A certa altura, num voo de regresso do Funchal, Eriksson sentou-se ao lado de Delgado para lhe cantar a música que serena e corrói ao mesmo tempo. “Veio dizer-me que eu tinha muitas condições, que era bom guarda-redes e que estava a trabalhar muito bem, mas que só podia jogar um”, recorda, elogiando aqui e ali o tacto do mister com os jogadores (“era muito bom no aspeto psicológico”). O agora jornalista disse-lhe que estava tudo certo, que Bento era melhor e que, quando precisasse, ali estava ele. “Ele olhou para mim muito admirado: ‘Nunca um jogador me tinha respondido dessa forma’. Ficou agradado com a resposta, eu não lhe criava problema nenhum.”

Quem os treinava era Eusébio, mas até neste departamento foi necessária a intervenção do sueco que trouxe outra luz para Lisboa. “Fernando Martins queria que ele saísse do Benfica. Fiquei chocado”, pode ler-se na autobiografia do treinador, traduzida por Afonso de Melo. “Verem-se livres do Eusébio? Impossível! Pelo contrário. Sugeri que ele fizesse parte do staff como treinador de guarda-redes. Eusébio trabalhava muito bem com o Bento. No final de cada treino, ficavam em campo e apostavam quantos golos marcaria Eusébio em 10 remates. Não me recordo qual saía vencedor, mas não me surpreenderia que fosse Eusébio. A despeito dos seus joelhos arruinados, ainda tinha um tiro de canhão.”

A época 1982/83 foi dourada: título nacional e vitória no Jamor, contra o FC Porto, com golo de Carlos Manuel. Pecou-se apenas na final da Taça UEFA, contra o Anderlecht. João Alves jogou apenas meia hora naquelas duas partidas, mas não deixou que isso lhe afetasse o juízo sobre o homem que ajudou a revolucionar o futebol português. Olha para ele como um mentor. Tanto é assim que, alguns anos depois, João Alves era treinador do Boavista e saiu na rifa a Fiorentina na Taça UEFA. O já ex-jogador viajou até Itália para bater bolas com o seu treinador.
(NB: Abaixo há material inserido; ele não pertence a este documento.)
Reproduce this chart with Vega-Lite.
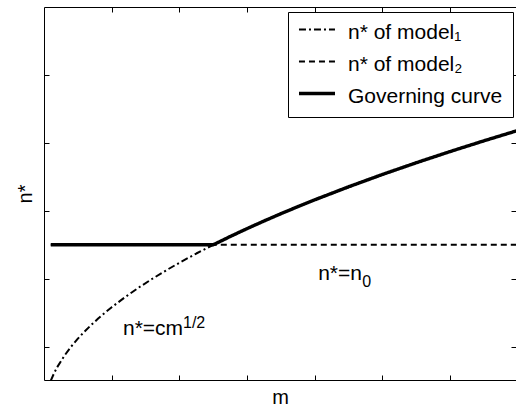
{
  "$schema": "https://vega.github.io/schema/vega-lite/v6.json",
  "width": 472,
  "height": 373,
  "autosize": {"type": "none"},
  "padding": {"left": 44, "top": 7, "right": 0, "bottom": 28},
  "background": "white",
  "config": {
    "view": {"stroke": null},
    "font": "Liberation Sans",
    "axis": {
      "domainColor": "black",
      "domainWidth": 1,
      "tickColor": "black",
      "tickWidth": 1,
      "tickSize": -5,
      "labels": false,
      "grid": false,
      "titleFont": "Liberation Sans",
      "titleFontSize": 20,
      "titleFontWeight": "normal",
      "titleColor": "black"
    },
    "legend": {
      "padding": 10,
      "rowPadding": 10,
      "labelFontSize": 21,
      "labelFont": "Liberation Sans",
      "labelColor": "black",
      "labelOffset": 29,
      "labelLimit": 0,
      "symbolType": "M-1.19,-0.375H3.31",
      "symbolSize": 256,
      "symbolStrokeColor": "black",
      "strokeColor": "black",
      "fillColor": "white",
      "cornerRadius": 0
    }
  },
  "layer": [
    {
      "data": {
        "values": [
          {"s": "a", "m": 0.1, "n": 0.5},
          {"s": "a", "m": 0.15, "n": 0.6124},
          {"s": "a", "m": 0.2, "n": 0.7071},
          {"s": "a", "m": 0.3, "n": 0.866},
          {"s": "a", "m": 0.4, "n": 1.0},
          {"s": "a", "m": 0.5, "n": 1.118},
          {"s": "a", "m": 0.6, "n": 1.2247},
          {"s": "a", "m": 0.7, "n": 1.3229},
          {"s": "a", "m": 0.8, "n": 1.4142},
          {"s": "a", "m": 0.9, "n": 1.5},
          {"s": "a", "m": 1.0, "n": 1.5811},
          {"s": "a", "m": 1.2, "n": 1.7321},
          {"s": "a", "m": 1.4, "n": 1.8708},
          {"s": "a", "m": 1.6, "n": 2.0},
          {"s": "a", "m": 1.8, "n": 2.1213},
          {"s": "a", "m": 2.0, "n": 2.2361},
          {"s": "a", "m": 2.25, "n": 2.3717},
          {"s": "a", "m": 2.5, "n": 2.5},
          {"s": "a", "m": 3.0, "n": 2.7386},
          {"s": "a", "m": 3.5, "n": 2.958},
          {"s": "a", "m": 4.0, "n": 3.1623},
          {"s": "a", "m": 5.0, "n": 3.5355},
          {"s": "a", "m": 6.0, "n": 3.873},
          {"s": "a", "m": 7.0, "n": 4.1833},
          {"s": "b", "m": 0.1, "n": 2.5},
          {"s": "b", "m": 7.0, "n": 2.5},
          {"s": "c", "m": 0.1, "n": 2.5},
          {"s": "c", "m": 2.5, "n": 2.5},
          {"s": "c", "m": 2.75, "n": 2.622},
          {"s": "c", "m": 3.0, "n": 2.7386},
          {"s": "c", "m": 3.25, "n": 2.8504},
          {"s": "c", "m": 3.5, "n": 2.958},
          {"s": "c", "m": 3.75, "n": 3.0619},
          {"s": "c", "m": 4.0, "n": 3.1623},
          {"s": "c", "m": 4.5, "n": 3.3541},
          {"s": "c", "m": 5.0, "n": 3.5355},
          {"s": "c", "m": 5.5, "n": 3.7081},
          {"s": "c", "m": 6.0, "n": 3.873},
          {"s": "c", "m": 6.5, "n": 4.0311},
          {"s": "c", "m": 7.0, "n": 4.1833}
        ]
      },
      "mark": {"type": "line", "clip": true, "strokeCap": "butt", "strokeJoin": "round"},
      "encoding": {
        "x": {
          "field": "m", "type": "quantitative",
          "scale": {"domain": [0, 6.972], "nice": false, "zero": false},
          "axis": {"orient": "bottom", "values": [1, 2, 3, 4, 5, 6], "title": "m", "titlePadding": 7}
        },
        "y": {
          "field": "n", "type": "quantitative",
          "scale": {"domain": [0.51, 6], "nice": false, "zero": false},
          "axis": {"orient": "left", "values": [1, 2, 3, 4, 5], "title": "n*", "titlePadding": 12, "titleBaseline": "alphabetic"}
        },
        "color": {
          "field": "s", "type": "nominal",
          "scale": {"domain": ["a", "b", "c"], "range": ["black", "black", "black"]},
          "legend": {"orient": "none", "legendX": 244, "legendY": 5, "title": null,
            "labelExpr": "datum.label == 'a' ? 'n* of model\u2081' : datum.label == 'b' ? 'n* of model\u2082' : 'Governing curve'"}
        },
        "strokeDash": {
          "field": "s", "type": "nominal",
          "scale": {"domain": ["a", "b", "c"], "range": [[7, 3, 2, 3], [6, 4], [1, 0]]},
          "legend": {"orient": "none", "legendX": 244, "legendY": 5, "title": null,
            "labelExpr": "datum.label == 'a' ? 'n* of model\u2081' : datum.label == 'b' ? 'n* of model\u2082' : 'Governing curve'"}
        },
        "strokeWidth": {
          "field": "s", "type": "ordinal",
          "scale": {"type": "ordinal", "domain": ["a", "b", "c"], "range": [2, 2, 3.4]},
          "legend": {"orient": "none", "legendX": 244, "legendY": 5, "title": null,
            "labelExpr": "datum.label == 'a' ? 'n* of model\u2081' : datum.label == 'b' ? 'n* of model\u2082' : 'Governing curve'"}
        }
      }
    },
    {
      "data": {"values": [{"m": 1, "n": 1}]},
      "mark": {"type": "point", "opacity": 0},
      "encoding": {
        "x": {
          "field": "m", "type": "quantitative",
          "scale": {"domain": [0, 6.972], "nice": false, "zero": false},
          "axis": {"orient": "top", "values": [1, 2, 3, 4, 5, 6], "title": null}
        },
        "y": {
          "field": "n", "type": "quantitative",
          "scale": {"domain": [0.51, 6], "nice": false, "zero": false},
          "axis": {"orient": "right", "values": [1, 2, 3, 4, 5], "title": null, "domain": false}
        }
      }
    },
    {
      "data": {"values": [{"m": 1.167, "n": 1.172, "t": "n*=cm"}]},
      "mark": {"type": "text", "align": "left", "baseline": "alphabetic", "fontSize": 21, "font": "Liberation Sans", "color": "black"},
      "encoding": {
        "x": {"field": "m", "type": "quantitative", "axis": null, "scale": {"domain": [0, 6.972], "nice": false, "zero": false}},
        "y": {"field": "n", "type": "quantitative", "axis": null, "scale": {"domain": [0.51, 6], "nice": false, "zero": false}},
        "text": {"field": "t"}
      }
    },
    {
      "data": {"values": [{"m": 1.167, "n": 1.172, "t": "1/2"}]},
      "mark": {"type": "text", "align": "left", "baseline": "alphabetic", "fontSize": 16, "font": "Liberation Sans", "color": "black", "dx": 60, "dy": -7},
      "encoding": {
        "x": {"field": "m", "type": "quantitative", "axis": null, "scale": {"domain": [0, 6.972], "nice": false, "zero": false}},
        "y": {"field": "n", "type": "quantitative", "axis": null, "scale": {"domain": [0.51, 6], "nice": false, "zero": false}},
        "text": {"field": "t"}
      }
    },
    {
      "data": {"values": [{"m": 4.05, "n": 1.982, "t": "n*=n"}]},
      "mark": {"type": "text", "align": "left", "baseline": "alphabetic", "fontSize": 21, "font": "Liberation Sans", "color": "black"},
      "encoding": {
        "x": {"field": "m", "type": "quantitative", "axis": null, "scale": {"domain": [0, 6.972], "nice": false, "zero": false}},
        "y": {"field": "n", "type": "quantitative", "axis": null, "scale": {"domain": [0.51, 6], "nice": false, "zero": false}},
        "text": {"field": "t"}
      }
    },
    {
      "data": {"values": [{"m": 4.05, "n": 1.982, "t": "0"}]},
      "mark": {"type": "text", "align": "left", "baseline": "alphabetic", "fontSize": 16, "font": "Liberation Sans", "color": "black", "dx": 44, "dy": 7},
      "encoding": {
        "x": {"field": "m", "type": "quantitative", "axis": null, "scale": {"domain": [0, 6.972], "nice": false, "zero": false}},
        "y": {"field": "n", "type": "quantitative", "axis": null, "scale": {"domain": [0.51, 6], "nice": false, "zero": false}},
        "text": {"field": "t"}
      }
    }
  ],
  "resolve": {"axis": {"x": "independent", "y": "independent"}}
}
“Fui ver a Fiorentina e almocei com ele, em Roma. Ele abriu-me todos os pormenores desse adversário”, conta João Alves. “Ele estava a treinar a Roma. Foi muito importante e o Boavista, por coincidência ou não, passou a eliminatória, nas grandes penalidades, no Estádio do Bessa.” Sven-Göran Eriksson como olheiro do Boavista… Quem diria, hein?

Na segunda época no Benfica, “Svennis” conquistou apenas o campeonato, mas teve direito a um regresso à infância. Nos quartos de final da Taça dos Campeões Europeus, o sorteio ditou um duelo com o Liverpool de Dalglish, Souness e Rush. “Eu tinha sido adepto do Liverpool na minha juventude. Agora ia ter a hipótese de liderar uma equipa no lendário Anfield”, celebra no seu livro.

Delgado, que tivera pouco antes, no Portimonense, “a sorte” de ser treinado por Artur Jorge calçado com a escola do leste, recorda que o jogo foi preparado ao mais ínfimo detalhe. O nórdico disse tudo, tudo o que aconteceria em campo. “‘Qualquer erro que façamos, eles não perdoam’, disse-nos. ‘O Ian Rush, em quatro, marca três’”, conta o ex-guarda-redes. Rush resolveu em Anfield e na Luz deu goleada para os ‘reds', que seriam campeões europeus nessa temporada.

“Havia grandes esperanças em chegar à final e foi como se o balão do clube esvaziasse”, reflete na autobiografia, longe de sonhar com o que aconteceria em 1990. “Bem como o meu. Comecei a pensar se já não teria chegado o mais longe que era possível com o Benfica.”

Pouco tempo depois, a seguir ao treino, seguia no carro quando um taxi se colou a ele, buzinando e exibindo um eloquente festival de luzes. Pediram a Eriksson que encostasse. Era um empregado da embaixada de Itália em Lisboa, com uma mensagem: “Dino Viola quer falar consigo”. Era o presidente da AS Roma e o telefonema deu-se quando “Svennis” chegou a casa.

E assim começou a traçar-se o fim da primeira passagem de Eriksson no Benfica.